The City of London’s security is obsolete. Terrorism is evolving. Cyberattacks threaten increasingly vulnerable digital data whilst technologies dictate that we continually rely on its ubiquity. The country’s economy thrives off global trade establishing the London Stock Exchange as a principal terrorist target. The Church of England invests £4.5 billion as donations from churchgoers decline, so an interdependent solution uses new technologies to 3-dimensionally print the volatile, digital stock market data in stone in a perverse regression, providing a prophylaxis to modern terror and bestowing mutual longevity upon both the church and the economy.

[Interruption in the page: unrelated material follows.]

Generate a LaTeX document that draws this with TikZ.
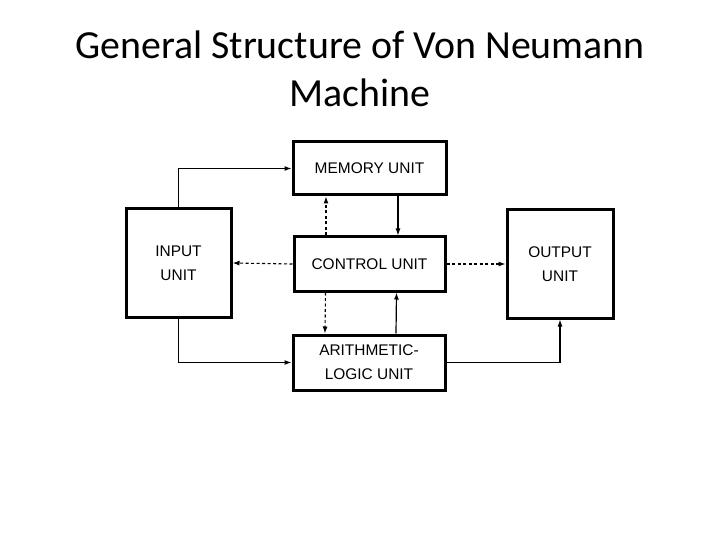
\documentclass[tikz,border=0pt]{standalone}
\usepackage{fontspec}
\setmainfont{Carlito}
\newfontfamily\boxfont{Liberation Sans}
\usetikzlibrary{arrows.meta}
\begin{document}
\begin{tikzpicture}[x=1bp, y=-1bp,
  unit/.style={draw, line width=3bp, align=center, font=\boxfont\fontsize{15.5}{24}\selectfont, inner sep=0pt},
  flow/.style={-{Latex[length=7bp,width=5bp]}, line width=1.2bp},
  ctrl/.style={-{Latex[length=7bp,width=5bp]}, line width=1.1bp, dash pattern=on 3bp off 2.5bp}]

\useasboundingbox (0,0) rectangle (720,540);

% Title
\node[font=\fontsize{40}{48}\selectfont, align=center] (title) at (360,69) {General Structure of Von Neumann\\Machine};

% Units
\node[unit, minimum width=153bp, minimum height=53bp] (mem) at (369.5,168.5) {MEMORY UNIT};
\node[unit, minimum width=151bp, minimum height=54bp] (cu) at (369.5,264) {CONTROL UNIT};
\node[unit, minimum width=152bp, minimum height=55bp] (alu) at (369,362.5) {ARITHMETIC-\\LOGIC UNIT};
\node[unit, minimum width=105bp, minimum height=108bp] (in) at (178.5,263) {INPUT\\UNIT};
\node[unit, minimum width=106bp, minimum height=108bp] (out) at (560,264) {OUTPUT\\UNIT};

% Data paths
\draw[flow] (in.north) |- (mem.west);
\draw[flow] (in.south) |- (alu.west);
\draw[flow] (alu.east) -| (out.south);
\draw[flow] ([xshift=28.5bp]mem.south) -- ([xshift=28.5bp]cu.north);
\draw[flow] ([xshift=27bp]alu.north) -- ([xshift=27bp]cu.south);

% Control signals
\draw[ctrl] ([xshift=-43.5bp]cu.north) -- ([xshift=-43.5bp]mem.south);
\draw[ctrl] ([xshift=-44bp]cu.south) -- ([xshift=-44bp]alu.north);
\draw[ctrl] (cu.west) -- (in.east);
\draw[ctrl] (cu.east) -- (out.west);

\end{tikzpicture}
\end{document}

My addition to St. Paul’s Cathedral celebrates the synthesis of religion and finance, continuously building itself in real-time using data from the 41 stock market industry sectors, physically archiving the data and storing it in towers which grow in relation to the sector’s success. The repository fulfils Wren’s unaccomplished ambition for St. Paul’s, incorporating a stark, securocratic exterior with a dynamic interior richly adorned with intertwining iconographies. The regressive notion of archiving data physically was ironically driven by technology. My development of an iphone app which dealt with personal security led to the realisation that our physical surroundings are now at less risk than our virtual world. My subsequent 2D data printer was made from recycled printer parts and open source Arduino technology which I used to write a code that could simultaneously draw data from the internet in real-time using just a pen. To test the feasibility of replicating this 3-dimensionally I built a homemade 3D printer from scratch, again utilising open source technologies. The affordability and accessibility of the rapid prototyper demonstrates the ever-increasing accessibility of 3D printing and its potential application on an architectural scale.